Task statement
Everything from the first line down to the line containing "import matplotlib.pyplot as plt" is to be retyped exactly, both ends included, with pictures left out.

Plotting code records:
☆ ☆ ☆ ☆ ☆ ☆ ☆

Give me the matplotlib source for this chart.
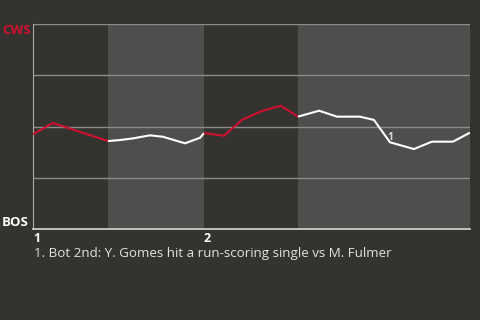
import matplotlib
matplotlib.use("Agg")
import matplotlib.pyplot as plt

# win probability for CWS over the game (x in innings)
x_vals = [1.0, 1.117, 1.439, 1.509, 1.585, 1.684, 1.760, 1.889, 1.977, 2.0,
          2.117, 2.222, 2.339, 2.450, 2.550, 2.673, 2.778, 2.912, 2.994,
          3.088, 3.228, 3.333, 3.456, 3.556]
y_vals = [0.463, 0.517, 0.429, 0.434, 0.442, 0.457, 0.450, 0.418, 0.445, 0.468,
          0.455, 0.532, 0.576, 0.601, 0.548, 0.577, 0.548, 0.548, 0.532,
          0.423, 0.390, 0.426, 0.426, 0.470]

# half-inning boundaries and who is batting
half_starts = [1.0, 1.439, 2.0, 2.550]
half_ends = [1.439, 2.0, 2.550, 3.556]
half_team = ["CWS", "BOS", "CWS", "BOS"]

events_x = [3.088]
events_y = [0.444]
events_label = ["1"]
caption = "1. Bot 2nd: Y. Gomes hit a run-scoring single vs M. Fulmer"

bg = "#353330"
band = "#4f4e4c"
red = "#d0102f"

fig = plt.figure(figsize=(4.8, 3.2), dpi=100, facecolor=bg)
ax = fig.add_axes([33 / 480, 91 / 320, 437 / 480, 205 / 320])
ax.set_facecolor(bg)

for s, e, t in zip(half_starts, half_ends, half_team):
    if t == "BOS":
        ax.axvspan(s, e, color=band, lw=0, zorder=0)

for yv in [0.25, 0.5, 0.75, 1.0]:
    ax.axhline(yv, color="#8c8b89", lw=1, zorder=1)

# line, colored by batting half
for s, e, t in zip(half_starts, half_ends, half_team):
    xs, ys = [], []
    for xv, yv in zip(x_vals, y_vals):
        if s - 1e-9 <= xv <= e + 1e-9:
            xs.append(xv)
            ys.append(yv)
    ax.plot(xs, ys, color=red if t == "CWS" else "white", lw=1.5,
            zorder=3, solid_capstyle="butt")

for xv, yv, lab in zip(events_x, events_y, events_label):
    ax.text(xv, yv, lab, color="#d8d8d8", fontsize=7.5, fontweight="bold",
            ha="center", va="center", family="Open Sans", zorder=4)

ax.set_xlim(1.0, 3.556)
ax.set_ylim(0, 1)
ax.set_xticks([1, 2])
ax.set_xticklabels([])
ax.set_yticks([])
for sp in ["top", "right"]:
    ax.spines[sp].set_visible(False)
ax.spines["left"].set_color("#a8a8a6")
ax.spines["bottom"].set_color("#d8d8d8")
ax.spines["bottom"].set_linewidth(1.2)
ax.tick_params(axis="x", length=0)

for t in [1, 2]:
    ax.text(t, -0.015, str(t), transform=ax.get_xaxis_transform(),
            color="white", fontsize=9, fontweight="bold", family="Open Sans",
            ha="left", va="top")

fig.text(2 / 480, 1 - 24 / 320, "CWS", color=red, fontsize=9.5,
         fontweight="bold", family="Open Sans", ha="left", va="top")
fig.text(2 / 480, 91 / 320, "BOS", color="white", fontsize=9.5,
         fontweight="bold", family="Open Sans", ha="left", va="bottom")

fig.text(34 / 480, 1 - 254 / 320, caption, color="#e2e2e2", fontsize=9.6,
         family="Open Sans", ha="left", va="center")

fig.savefig("out.png", dpi=100, facecolor=bg)
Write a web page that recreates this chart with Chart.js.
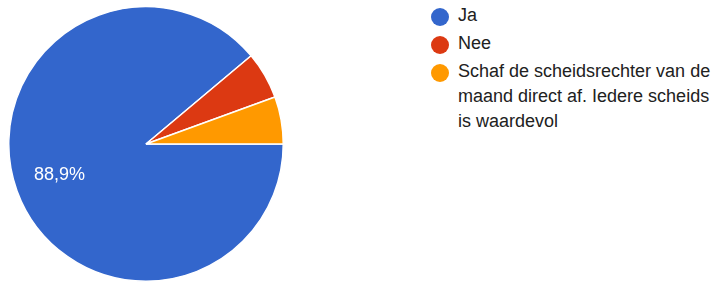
<!DOCTYPE html>
<html>
<head>
<meta charset="utf-8">
<script src="https://cdn.jsdelivr.net/npm/chart.js@4"></script>
<style>
  body { margin: 0; background: #fff; font-family: "Liberation Sans", Arial, sans-serif; }
  .wrap { position: relative; width: 716px; height: 282px; }
  .pie { position: absolute; left: 0; top: 0; width: 294px; height: 282px; }
  #legend { position: absolute; left: 430px; top: 3px; width: 290px; list-style: none; margin: 0; padding: 0; color: #212121; font-size: 18px; line-height: 25px; }
  #legend li { position: relative; padding-left: 28px; margin-bottom: 3px; white-space: nowrap; }
  #legend span { position: absolute; left: 1px; top: 5px; width: 18px; height: 18px; border-radius: 50%; }
</style>
</head>
<body>
<div class="wrap">
  <div class="pie"><canvas id="myPie"></canvas></div>
  <ul id="legend"></ul>
</div>
<script>
var labels = ["Ja", "Nee", "Schaf de scheidsrechter van de maand direct af. Iedere scheids is waardevol"];
var legendLines = [["Ja"], ["Nee"], ["Schaf de scheidsrechter van de", "maand direct af. Iedere scheids", "is waardevol"]];
var counts = [16, 1, 1];
var colors = ['#3366CC', '#DC3912', '#FF9900'];

// legend on the right, wrapped like the original
var ul = document.getElementById("legend");
legendLines.forEach(function(lines, i) {
    var li = document.createElement("li");
    var dot = document.createElement("span");
    dot.style.background = colors[i];
    li.appendChild(dot);
    lines.forEach(function(t, j) {
        if (j > 0) li.appendChild(document.createElement("br"));
        li.appendChild(document.createTextNode(t));
    });
    ul.appendChild(li);
});

// percent label inside big slices
var pctLabels = {
    id: 'pctLabels',
    afterDatasetsDraw: function(chart) {
        var ctx = chart.ctx;
        var meta = chart.getDatasetMeta(0);
        var total = counts.reduce(function(a, b) { return a + b; }, 0);
        meta.data.forEach(function(arc, i) {
            var pct = counts[i] / total * 100;
            if (pct < 10) return;
            var mid = (arc.startAngle + arc.endAngle) / 2;
            var r = arc.outerRadius * 0.67;
            ctx.save();
            ctx.fillStyle = '#fff';
            ctx.font = '18px "Liberation Sans", Arial, sans-serif';
            ctx.textAlign = 'center';
            ctx.textBaseline = 'middle';
            ctx.fillText(pct.toFixed(1).replace('.', ',') + '%', arc.x + Math.cos(mid) * r, arc.y + Math.sin(mid) * r);
            ctx.restore();
        });
    }
};

const ctp = document.getElementById('myPie');
new Chart(ctp, {
    type: 'pie',
    data: {
        labels: labels,
        datasets: [{
            data: counts,
            backgroundColor: colors,
            borderColor: '#fff',
            borderWidth: 1.5
        }]
    },
    options: {
        responsive: true,
        maintainAspectRatio: false,
        animation: false,
        rotation: 90,
        layout: { padding: { left: 8, right: 10, top: 6, bottom: 0 } },
        plugins: {
            legend: { display: false },
            tooltip: { enabled: false }
        }
    },
    plugins: [pctLabels]
});
</script>
</body>
</html>
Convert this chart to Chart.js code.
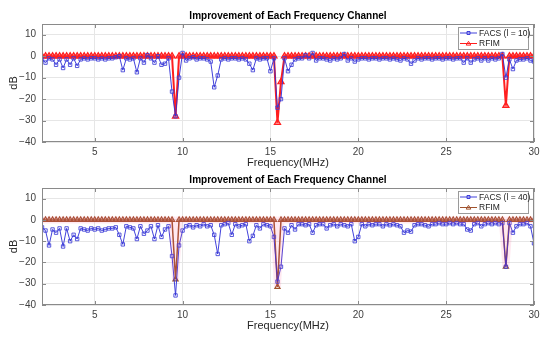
<!DOCTYPE html>
<html>
<head>
<meta charset="utf-8">
<script src="https://cdn.jsdelivr.net/npm/chart.js@4"></script>
<style>
  html,body{margin:0;padding:0;background:#fff;}
  canvas{display:block;}
</style>
</head>
<body>
<canvas id="top" width="550" height="170"></canvas>
<canvas id="bottom" width="550" height="169"></canvas>
<script>
// frequency channels (MHz)
const freq = [
  2.0,2.2,2.4,2.6,2.8,3.0,3.2,3.4,3.6,3.8,
  4.0,4.2,4.4,4.6,4.8,5.0,5.2,5.4,5.6,5.8,
  6.0,6.2,6.4,6.6,6.8,7.0,7.2,7.4,7.6,7.8,
  8.0,8.2,8.4,8.6,8.8,9.0,9.2,9.4,9.6,9.8,
  10.0,10.2,10.4,10.6,10.8,11.0,11.2,11.4,11.6,11.8,
  12.0,12.2,12.4,12.6,12.8,13.0,13.2,13.4,13.6,13.8,
  14.0,14.2,14.4,14.6,14.8,15.0,15.2,15.4,15.6,15.8,
  16.0,16.2,16.4,16.6,16.8,17.0,17.2,17.4,17.6,17.8,
  18.0,18.2,18.4,18.6,18.8,19.0,19.2,19.4,19.6,19.8,
  20.0,20.2,20.4,20.6,20.8,21.0,21.2,21.4,21.6,21.8,
  22.0,22.2,22.4,22.6,22.8,23.0,23.2,23.4,23.6,23.8,
  24.0,24.2,24.4,24.6,24.8,25.0,25.2,25.4,25.6,25.8,
  26.0,26.2,26.4,26.6,26.8,27.0,27.2,27.4,27.6,27.8,
  28.0,28.2,28.4,28.6,28.8,29.0,29.2,29.4,29.6,29.8,
  30.0
];

// top panel: FACS (l = 10) and RFIM, dB
const facs10 = [
  -1.5,-3,-1,-1.5,-4,-1.5,-5.5,-1.5,-4,-1,
  -4.5,-1.5,-1,-1.5,-1,-1,-1.5,-1,-1.5,-1,
  -1,-0.5,0,-6.5,-1,-1.5,-1,-7.5,-1,-3,
  0.5,-1,-3,0,-4,-3.5,-1,-16.5,-28,-10,
  1.5,-2,-1,-0.5,-1.5,-1,-1,-1.5,-2.5,-14.5,
  -9,-1.5,-1,-1.5,-1,-1,-1.5,-1,-1.5,-3.5,
  -6.5,-1,-1.5,-1,-1,-7,-1,-24,-20,-1,
  -7,-4,-1.5,-1,-1,0.5,-1,1.5,-2,-1,
  -1,-1.5,-2,-1,-1.5,-1,1,-2,-1,-2.5,
  -1.5,-1,-1,-1.5,-1,-1,-1.5,-1,-1,-1.5,
  -1,-1.5,-2,-1,-1.5,-3.5,-2,-1,-1.5,-1,
  -1,-1.5,-1,-1,-1.5,-1,-1,-1.5,-1,-1,
  -3,-1,-3,-1.5,-1,-2,-1,-2,-1,-1.5,
  -1,1,-10,-1.5,-6,-2,-1.5,-1.5,-1,-2,
  -2.5
];
const rfimTop = [
  0,0,0,0,0,0,0,0,0,0,
  0,0,0,0,0,0,0,0,0,0,
  0,0,0,0,0,0,0,0,0,0,
  0,0,0,0,0,0,0,0,-28,0,
  0,0,0,0,0,0,0,0,0,0,
  0,0,0,0,0,0,0,0,0,0,
  0,0,0,0,0,0,0,-31,-12,0,
  0,0,0,0,0,0,0,0,0,0,
  0,0,0,0,0,0,0,0,0,0,
  0,0,0,0,0,0,0,0,0,0,
  0,0,0,0,0,0,0,0,0,0,
  0,0,0,0,0,0,0,0,0,0,
  0,0,0,0,0,0,0,0,0,0,
  0,0,-23,0,0,0,0,0,0,0,
  0
];

// bottom panel: FACS (l = 40) and RFIM, dB
const facs40 = [
  -3.5,-5,-12,-4.5,-6,-4,-12.5,-4,-10,-7,
  -9,-4,-4.5,-5,-4,-4.5,-4,-5,-4.5,-4,
  -4,-3.5,-7,-11.5,-3,-3.5,-4,-9,-3,-6.5,
  -5,-3,-9,-2.5,-8,-4.5,-3,-17,-35.5,-12,
  -5,-3,-2.5,-3.5,-2.5,-3,-2,-3,-2.5,-7,
  -16,-2.5,-2,-1.5,-7,-2,-3,-2.5,-2,-10,
  -7.5,-2.5,-4,-2,-2.5,-3,-8,-29,-22,-4,
  -6,-2.5,-4.5,-2,-2,-2.5,-2,-6,-2.5,-2,
  -2,-4,-2.5,-2,-3,-2,-2.5,-3,-2,-10,
  -8,-2,-3,-2,-2.5,-2,-2,-3,-2,-2.5,
  -2,-2.5,-3,-6,-5,-5.5,-2.5,-2,-2,-2.5,
  -3,-2,-2,-1.5,-2,-2,-1.5,-2,-1.5,-2,
  -2,-4.5,-5,-2,-1.5,-3,-2,-1.5,-2,-1.5,
  -2,-1.5,-22,-1.5,-6,-3,-2,-2,-1.5,-3,
  -11
];
const rfimBottom = [
  0,0,0,0,0,0,0,0,0,0,
  0,0,0,0,0,0,0,0,0,0,
  0,0,0,0,0,0,0,0,0,0,
  0,0,0,0,0,0,0,0,-28,0,
  0,0,0,0,0,0,0,0,0,0,
  0,0,0,0,0,0,0,0,0,0,
  0,0,0,0,0,0,0,-31.5,0,0,
  0,0,0,0,0,0,0,0,0,0,
  0,0,0,0,0,0,0,0,0,0,
  0,0,0,0,0,0,0,0,0,0,
  0,0,0,0,0,0,0,0,0,0,
  0,0,0,0,0,0,0,0,0,0,
  0,0,0,0,0,0,0,0,0,0,
  0,0,-22,0,0,0,0,0,0,0,
  0
];

const xTicks = [5,10,15,20,25,30];
const yTicks = [-40,-30,-20,-10,0,10];
const chartTitle = "Improvement of Each Frequency Channel";

const FONT = '"Liberation Sans", Arial, sans-serif';
const pts = vals => freq.map((f,i)=>({x:f,y:vals[i]}));

// MATLAB-ish box, inward ticks, title and legend inside the axes
const frame = {
  id:"frame",
  afterDraw(c, args, o){
    const {ctx, chartArea:a, scales:{x,y}} = c;
    ctx.save();
    ctx.strokeStyle="#8a8a8a"; ctx.lineWidth=1;
    ctx.beginPath();
    xTicks.forEach(v=>{
      const p=Math.round(x.getPixelForValue(v))+0.5;
      ctx.moveTo(p,a.bottom); ctx.lineTo(p,a.bottom-4);
      ctx.moveTo(p,a.top); ctx.lineTo(p,a.top+4);
    });
    yTicks.forEach(v=>{
      const p=Math.round(y.getPixelForValue(v))+0.5;
      ctx.moveTo(a.left,p); ctx.lineTo(a.left+4,p);
      ctx.moveTo(a.right,p); ctx.lineTo(a.right-4,p);
    });
    ctx.stroke();
    ctx.strokeRect(a.left+0.5,a.top+0.5,a.width-1,a.height-1);

    // title
    ctx.fillStyle="#000";
    ctx.font="bold 10px "+FONT;
    ctx.textAlign="center"; ctx.textBaseline="middle";
    ctx.fillText(chartTitle,(a.left+a.right)/2,a.top-7.5);

    // legend
    const bx=a.right-76, by=a.top+3, bw=70, bh=22;
    ctx.fillStyle="#fff"; ctx.fillRect(bx,by,bw,bh);
    ctx.strokeStyle="#9a9a9a"; ctx.strokeRect(bx+0.5,by+0.5,bw,bh);
    o.items.forEach((it,k)=>{
      const ds=c.data.datasets[it];
      const ly=by+6+k*10.5;
      ctx.strokeStyle=ds.borderColor; ctx.lineWidth=1;
      ctx.beginPath(); ctx.moveTo(bx+2,ly); ctx.lineTo(bx+19,ly); ctx.stroke();
      ctx.beginPath();
      if(ds.pointStyle==="rect"){ ctx.rect(bx+9,ly-1.5,3,3); }
      else { ctx.moveTo(bx+10.5,ly-2.2); ctx.lineTo(bx+12.8,ly+1.6); ctx.lineTo(bx+8.2,ly+1.6); ctx.closePath(); }
      ctx.stroke();
      ctx.fillStyle="#222"; ctx.font="8.5px "+FONT;
      ctx.textAlign="left"; ctx.textBaseline="middle";
      ctx.fillText(ds.label,bx+21,ly+0.5);
    });
    ctx.restore();
  }
};

function makeChart(id, facsLabel, facsVals, rfimVals, rfimColor, glow, padTop, padBottom){
  const datasets=[];
  if(glow){
    datasets.push({data:pts(rfimVals),borderColor:"rgba(255,80,140,0.13)",borderWidth:7,
      pointRadius:0,fill:false,tension:0});
  }
  datasets.push({label:facsLabel,data:pts(facsVals),borderColor:"rgba(45,45,215,0.9)",borderWidth:1,
    pointStyle:"rect",pointRadius:2.4,pointBorderWidth:1,pointBackgroundColor:"rgba(0,0,0,0)",
    pointBorderColor:"rgba(60,60,215,0.85)",fill:false,tension:0});
  datasets.push({label:"RFIM",data:pts(rfimVals),borderColor:rfimColor,borderWidth:glow?1.5:2,
    pointStyle:"triangle",pointRadius:glow?3:3.6,pointBorderWidth:1.2,
    pointBackgroundColor:glow?"rgba(0,0,0,0)":"rgba(255,40,40,0.55)",
    pointBorderColor:rfimColor,fill:false,tension:0});
  const n=datasets.length;
  return new Chart(document.getElementById(id),{
    type:"line",
    data:{datasets},
    options:{
      responsive:false,
      animation:false,
      events:[],
      layout:{padding:{top:padTop,right:16,bottom:padBottom,left:0}},
      plugins:{legend:{display:false},tooltip:{enabled:false},
        frame:{items:[n-2,n-1]}},
      scales:{
        x:{type:"linear",min:2,max:30,
          afterBuildTicks:s=>{s.ticks=xTicks.map(v=>({value:v}));},
          afterFit:s=>{s.height=28;},
          grid:{color:"#e6e6e6",drawTicks:false},
          border:{display:false},
          ticks:{padding:4,color:"#404040",font:{family:FONT,size:10},maxRotation:0},
          title:{display:true,text:"Frequency(MHz)",color:"#262626",
            font:{family:FONT,size:11},padding:{top:0,bottom:0}}
        },
        y:{min:-40,max:15,
          afterBuildTicks:s=>{s.ticks=yTicks.map(v=>({value:v}));},
          afterFit:s=>{s.width=42;},
          grid:{color:"#e6e6e6",drawTicks:false},
          border:{display:false},
          ticks:{padding:6,color:"#404040",font:{family:FONT,size:10},
            callback:v=>String(v).replace("-","\u2212")},
          title:{display:true,text:"dB",color:"#262626",
            font:{family:FONT,size:11},padding:{top:7,bottom:0}}
        }
      }
    },
    plugins:[frame]
  });
}

makeChart("top","FACS (l = 10)",facs10,rfimTop,"#ff1f1f",false,24,0);
makeChart("bottom","FACS (l = 40)",facs40,rfimBottom,"#a0522d",true,18,6);
</script>
</body>
</html>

☆ ☆ ☆ ☆ ☆ ☆ ☆

Solution to this task
Give me the matplotlib source for this chart.
import matplotlib
matplotlib.use("Agg")
import matplotlib.pyplot as plt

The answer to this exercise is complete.